Question

A carton of 12 rechargable batteries contains one that is defective. In how many ways can the inspector choose 3 of the batteries and (a) get the one that is defective, (b)not get the one that is defective?

Answer 1

Can't seem to figure this one out.
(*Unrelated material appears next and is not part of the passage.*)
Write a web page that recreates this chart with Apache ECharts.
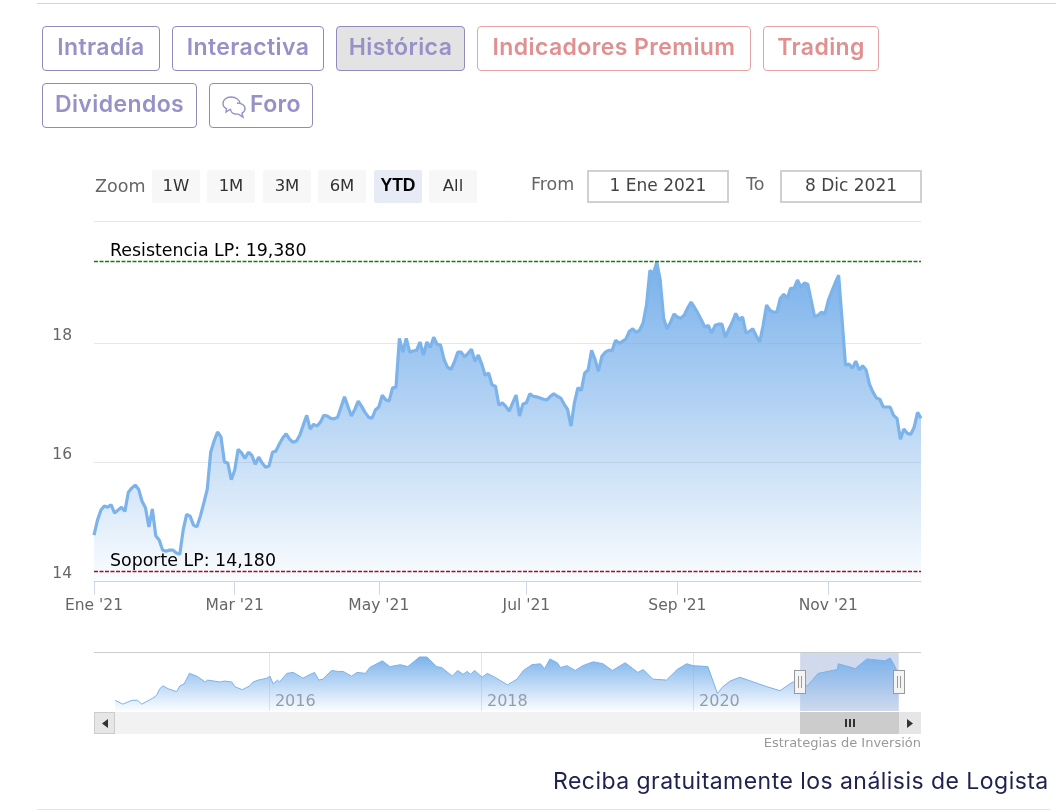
<!DOCTYPE html>
<html><head><meta charset="utf-8">
<script src="https://cdn.jsdelivr.net/npm/echarts@6/dist/echarts.min.js"></script>
<style>
html,body{margin:0;padding:0;background:#fff;width:1056px;height:811px;overflow:hidden}
#chart{position:absolute;left:0;top:0;width:1056px;height:811px;z-index:1}
.a{position:absolute;box-sizing:border-box;z-index:2}
.btn{border:1px solid #8f8bbd;border-radius:4px;color:#9691c6;font:600 23px Inter,"Open Sans",sans-serif;letter-spacing:.4px;display:flex;align-items:center;justify-content:center;height:45px;padding-bottom:3px;white-space:nowrap}
.btn.r{border-color:#e6a3a3;color:#e09090}
.rs{height:33px;top:170px;width:48px;background:#f7f7f7;border-radius:2px;color:#333;font:16.500px "DejaVu Sans",sans-serif;display:flex;align-items:center;justify-content:center;padding-bottom:3px}
.lbl{color:#666;font:17.500px "DejaVu Sans",sans-serif;white-space:nowrap}
.inp{top:170px;height:33px;width:142px;border:2px solid #d0d0d0;color:#444;font:17px "DejaVu Sans",sans-serif;display:flex;align-items:center;justify-content:center;padding-bottom:3px}
.hdl{top:670px;width:12px;height:24px;background:#f4f4f4;border:1px solid #999;display:flex;align-items:center;justify-content:center;gap:2px}
.hdl i{display:block;width:1px;height:12px;background:#999}
</style></head><body>
<div class="a" style="left:37px;top:3px;width:1019px;height:1px;background:#d4d2e6"></div>
<div class="a btn" style="left:42px;top:26px;width:118px">Intradía</div>
<div class="a btn" style="left:172px;top:26px;width:152px">Interactiva</div>
<div class="a btn" style="left:336px;top:26px;width:129px;background:#e3e3e3">Histórica</div>
<div class="a btn r" style="left:477px;top:26px;width:274px">Indicadores Premium</div>
<div class="a btn r" style="left:763px;top:26px;width:116px">Trading</div>
<div class="a btn" style="left:42px;top:83px;width:155px">Dividendos</div>
<div class="a btn" style="left:209px;top:83px;width:104px"><svg width="26" height="24" viewBox="0 0 26 24" fill="#fff" stroke="#9691c6" stroke-width="1.4" style="margin-right:3px;margin-top:5px"><path d="M10 2c-5 0-8 3-8 6.500 0 2.400 1.500 4.200 3.500 5.200L5 17l4-2.500h2c5 0 8-2.600 8-6S15 2 10 2z"/><path d="M16 8c4 0 8 2 8 5.500 0 2-1 3.600-3 4.600l1 4-4.500-3h-2c-3.500 0-6-2-6-5"/></svg>Foro</div>

<div class="a lbl" style="left:95px;top:176px">Zoom</div>
<div class="a rs" style="left:152px">1W</div>
<div class="a rs" style="left:207px">1M</div>
<div class="a rs" style="left:263px">3M</div>
<div class="a rs" style="left:318px">6M</div>
<div class="a rs" style="left:374px;background:#e6ebf5;color:#000;font-weight:bold;font-family:'Liberation Sans',sans-serif;font-size:17.500px">YTD</div>
<div class="a rs" style="left:429px">All</div>
<div class="a lbl" style="left:531px;top:174px">From</div>
<div class="a inp" style="left:587px">1 Ene 2021</div>
<div class="a lbl" style="left:746px;top:174px">To</div>
<div class="a inp" style="left:780px">8 Dic 2021</div>

<div class="a" style="left:94px;top:652px;width:827px;height:1px;background:#ccc"></div>
<div class="a" style="left:94px;top:712px;width:827px;height:22px;background:#f2f2f2"></div>
<div class="a" style="left:800px;top:712px;width:99px;height:22px;background:#ccc;display:flex;align-items:center;justify-content:center;gap:2px"><i style="width:2px;height:8px;background:#333;display:block"></i><i style="width:2px;height:8px;background:#333;display:block"></i><i style="width:2px;height:8px;background:#333;display:block"></i></div>
<div class="a" style="left:94px;top:712px;width:21px;height:22px;background:#e6e6e6;border:1px solid #ccc;display:flex;align-items:center;justify-content:center"><svg width="6" height="9"><path d="M6 0V9L0 4.500z" fill="#333"/></svg></div>
<div class="a" style="left:899px;top:712px;width:22px;height:22px;background:#e6e6e6;display:flex;align-items:center;justify-content:center"><svg width="6" height="9"><path d="M0 0V9L6 4.500z" fill="#333"/></svg></div>
<div class="a hdl" style="left:794px"><i></i><i></i></div>
<div class="a hdl" style="left:893px"><i></i><i></i></div>
<div class="a" style="right:135px;top:735px;color:#999;font:13px 'DejaVu Sans',sans-serif;white-space:nowrap">Estrategias de Inversión</div>
<div class="a" style="left:553px;top:767px;color:#1f2150;font:23px Inter,'Open Sans',sans-serif;letter-spacing:.46px;white-space:nowrap">Reciba gratuitamente los análisis de Logista</div>
<div class="a" style="left:37px;top:809px;width:1013px;height:1px;background:#e4e4ec"></div>
<div id="chart"></div>
<script>
const monthNames = ["Ene '21","Feb '21","Mar '21","Abr '21","May '21","Jun '21","Jul '21","Ago '21","Sep '21","Oct '21","Nov '21","Dic '21"];
const closeEne = [14.78,15.03,15.20,15.27,15.25,15.29,15.15,15.20,15.25,15.18,15.50,15.57,15.62,15.55,15.35,15.24,14.92,15.22,14.77,14.70];
const closeFeb = [14.53,14.51,14.53,14.53,14.48,14.46,14.87,15.13,15.10,14.95,14.92,15.10,15.32,15.55,16.17,16.36,16.51,16.43,16.01,15.99,15.71];
const closeMar = [15.87,16.22,16.16,16.07,16.17,16.12,15.97,16.09,15.99,15.92,15.94,16.17,16.19,16.31,16.41,16.48,16.39,16.34,16.36,16.46,16.63,16.79,16.56];
const closeAbr = [16.64,16.61,16.68,16.79,16.78,16.74,16.73,16.76,16.93,17.10,16.94,16.78,16.89,17.03,16.94,16.84,16.76,16.74,16.88];
const closeMay = [16.93,17.13,17.05,17.03,17.25,17.26,18.08,17.85,18.08,17.85,17.87,17.88,18.02,17.80,18.02,17.93,18.10,17.98,17.97,17.73,17.60];
const closeJun = [17.56,17.68,17.85,17.85,17.77,17.83,17.90,17.70,17.80,17.65,17.46,17.50,17.30,17.28,16.96,17.00,16.94,16.86,17.00,17.13,16.78,16.98];
const closeJul = [17.00,17.15,17.11,17.10,17.08,17.06,17.05,17.11,17.15,17.11,17.08,16.98,16.89,16.61,17.00,17.25,17.21,17.50,17.55,17.88,17.73,17.53];
const closeAgo = [17.78,17.85,17.88,17.88,18.05,18.00,18.03,18.07,18.20,18.24,18.18,18.22,18.34,18.64,19.22,19.17,19.36,19.06,18.42,18.24,18.35,18.49];
const closeSep = [18.44,18.42,18.47,18.59,18.69,18.60,18.50,18.39,18.27,18.30,18.17,18.30,18.32,18.32,18.10,18.24,18.35,18.50,18.39,18.44,18.17,18.20];
const closeOct = [18.24,18.12,18.02,18.30,18.64,18.55,18.52,18.52,18.75,18.82,18.75,18.92,18.92,19.06,18.94,19.01,18.99,18.72,18.44,18.47,18.52,18.49];
const closeNov = [18.72,18.87,19.01,19.14,18.39,17.63,17.65,17.58,17.70,17.55,17.62,17.55,17.31,17.18,17.08,17.06,16.93,16.93,16.93,16.79,16.74,16.39];
const closeDic = [16.56,16.49,16.47,16.59,16.84,16.74];
const closeByMonth = [closeEne,closeFeb,closeMar,closeAbr,closeMay,closeJun,closeJul,closeAgo,closeSep,closeOct,closeNov,closeDic];
const resistance = 19.38, support = 14.18;
const resistanceLabel = "Resistencia LP: 19,380", supportLabel = "Soporte LP: 14,180";
const yTicks = [14,16,18];

const navYears = [2014.55,2014.62,2014.71,2014.76,2014.80,2014.90,2014.94,2014.97,2015.00,2015.05,2015.13,2015.16,2015.20,2015.25,2015.32,2015.40,2015.42,2015.54,2015.58,2015.65,2015.68,2015.75,2015.82,2015.85,2015.90,2015.98,2016.01,2016.04,2016.08,2016.10,2016.17,2016.23,2016.32,2016.39,2016.43,2016.47,2016.51,2016.59,2016.65,2016.70,2016.78,2016.83,2016.91,2016.95,2017.07,2017.14,2017.24,2017.31,2017.42,2017.49,2017.58,2017.63,2017.73,2017.78,2017.83,2017.87,2017.90,2017.94,2018.01,2018.06,2018.13,2018.25,2018.34,2018.40,2018.48,2018.56,2018.60,2018.65,2018.72,2018.75,2018.81,2018.89,2018.96,2019.06,2019.15,2019.24,2019.36,2019.48,2019.53,2019.62,2019.75,2019.85,2019.94,2020.00,2020.14,2020.23,2020.28,2020.35,2020.44,2020.57,2020.70,2020.82,2020.94,2021.01,2021.08,2021.18,2021.36,2021.37,2021.53,2021.64,2021.81,2021.86,2021.91,2021.94];
const navValues = [11.97,11.30,11.97,11.97,11.30,12.30,12.81,13.98,14.49,13.98,13.48,14.49,14.82,16.67,16.17,15.16,15.50,15.16,15.33,15.16,14.32,13.82,14.49,15.16,15.50,15.83,16.17,14.82,15.50,15.16,16.67,16.84,15.83,16.50,16.84,15.50,15.66,17.18,17.01,17.01,16.17,16.84,16.67,17.68,18.86,17.85,18.18,17.85,19.53,19.53,17.85,17.68,16.17,17.18,16.50,17.01,16.50,17.18,16.00,16.67,16.00,14.66,15.66,17.18,18.18,18.35,17.51,19.19,18.52,17.68,18.02,17.18,18.02,18.69,18.35,17.18,18.52,16.84,17.34,15.66,15.50,17.34,18.35,18.02,17.85,13.14,14.32,15.33,16.00,15.16,14.32,13.65,15.16,15.16,14.49,16.67,17.34,18.35,17.51,19.19,18.86,19.36,17.68,16.00];
const navTicks = [2016,2018,2020];
const navWindow = [2021.01,2021.94];

const categories = [], closes = [];
closeByMonth.forEach((m,k)=>m.forEach(v=>{categories.push(monthNames[k]);closes.push(v);}));
const tickIdx = new Set();
{let n=0;closeByMonth.forEach((m,k)=>{if(k%2===0)tickIdx.add(n);n+=m.length;});}
const showTick = i => tickIdx.has(i);

const chart = echarts.init(document.getElementById('chart'),null,{renderer:'canvas'});
const font = '"DejaVu Sans",sans-serif';
const blue = c => new echarts.graphic.LinearGradient(0,0,0,1,[{offset:0,color:'rgba(118,175,234,'+c+')'},{offset:1,color:'rgba(118,175,234,0.03)'}]);
chart.setOption({
  animation:false,
  grid:[{left:94,right:135,top:221,height:360.7},{left:94,right:135,top:652,height:59}],
  xAxis:[
   {type:'category',data:categories,boundaryGap:false,gridIndex:0,
    axisLine:{lineStyle:{color:'#ccd6eb',width:1}},
    axisTick:{show:true,alignWithLabel:true,length:13,interval:showTick,lineStyle:{color:'#ccd6eb'}},
    axisLabel:{interval:showTick,color:'#666',fontFamily:font,fontSize:15.500,margin:16,showMinLabel:true},
    splitLine:{show:false}},
   {type:'value',gridIndex:1,min:2014.35,max:2022.15,
    axisLine:{show:false},
    axisTick:{show:false,customValues:navTicks},
    axisLabel:{inside:true,customValues:navTicks,align:'left',margin:1,padding:[0,0,0,6],color:'#999',fontFamily:font,fontSize:16,formatter:v=>String(v)},
    splitLine:{show:true,customValues:navTicks,lineStyle:{color:'#e6e6e6'}}}
  ],
  yAxis:[
   {type:'value',gridIndex:0,min:14,max:20.05,
    axisLine:{show:false},
    axisTick:{show:false,customValues:[14,16,18,20.05]},
    axisLabel:{customValues:yTicks,color:'#666',fontFamily:font,fontSize:15.500,margin:22,verticalAlign:'bottom',lineHeight:15,formatter:v=>String(v)},
    splitLine:{show:true,lineStyle:{color:'#e6e6e6'}}},
   {type:'value',gridIndex:1,min:10.1,max:20.4,show:false,splitLine:{show:false}}
  ],
  series:[
   {type:'line',xAxisIndex:0,yAxisIndex:0,data:closes,showSymbol:false,symbol:'none',
    lineStyle:{color:'#7cb3ea',width:3.200},areaStyle:{color:blue(0.98),opacity:1},
    markLine:{silent:true,symbol:'none',animation:false,precision:2,data:[
      {yAxis:resistance,lineStyle:{color:'#0c7f0c',type:[4,1.500],width:1.300,opacity:1},label:{formatter:resistanceLabel}},
      {yAxis:support,lineStyle:{color:'#a01024',type:[4,1.500],width:1.300,opacity:1},label:{formatter:supportLabel}}
    ],label:{position:'insideStartTop',distance:[16,1],color:'#000',fontFamily:font,fontSize:17.400}}},
   {type:'line',xAxisIndex:1,yAxisIndex:1,data:navYears.map((y,i)=>[y,navValues[i]]),showSymbol:false,symbol:'none',
    lineStyle:{color:'#7cb1e8',width:1},areaStyle:{color:blue(0.95),opacity:1},
    markArea:{silent:true,itemStyle:{color:'rgba(102,133,194,0.3)'},data:[[{xAxis:navWindow[0]},{xAxis:navWindow[1]}]]}}
  ]
});
</script>
</body></html>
They get 55 for the first one.

Answer 2

i guess for the first one .. that now we left with 11 batteries of which we have to take 2 of them ..
so \[\left(\begin{matrix}11 \\ 2\end{matrix}\right)\]

Answer 3

oh okay, so \[\left(\begin{matrix}11 \\ 2\end{matrix}\right)=\frac{10*10}{2*1}\\]

Answer 4

no \[\left(\begin{matrix}11 \\ 2\end{matrix}\right) = 11! / (2! * 9!)\]

Answer 5

Oh so its \[\left(\begin{matrix}n \\ r\end{matrix}\right)=\frac{n!}{r!(n-r)!}\]

Answer 6

yes

Answer 7

Okay so I think I've figured out how they got the second one:
\[\left(\begin{matrix}11 \\ 3\end{matrix}\right)=\frac{11!}{3!}=\frac{11*10*9}{3*2*1}=165\]

Answer 8

So the restriction in this example,r, is 3 because I have three possibilities (by choosing three batteries at a time) of not getting the defective battery, where as in the previous scenario I had two possibilities . Is this correct?

Answer 9

yes it is :)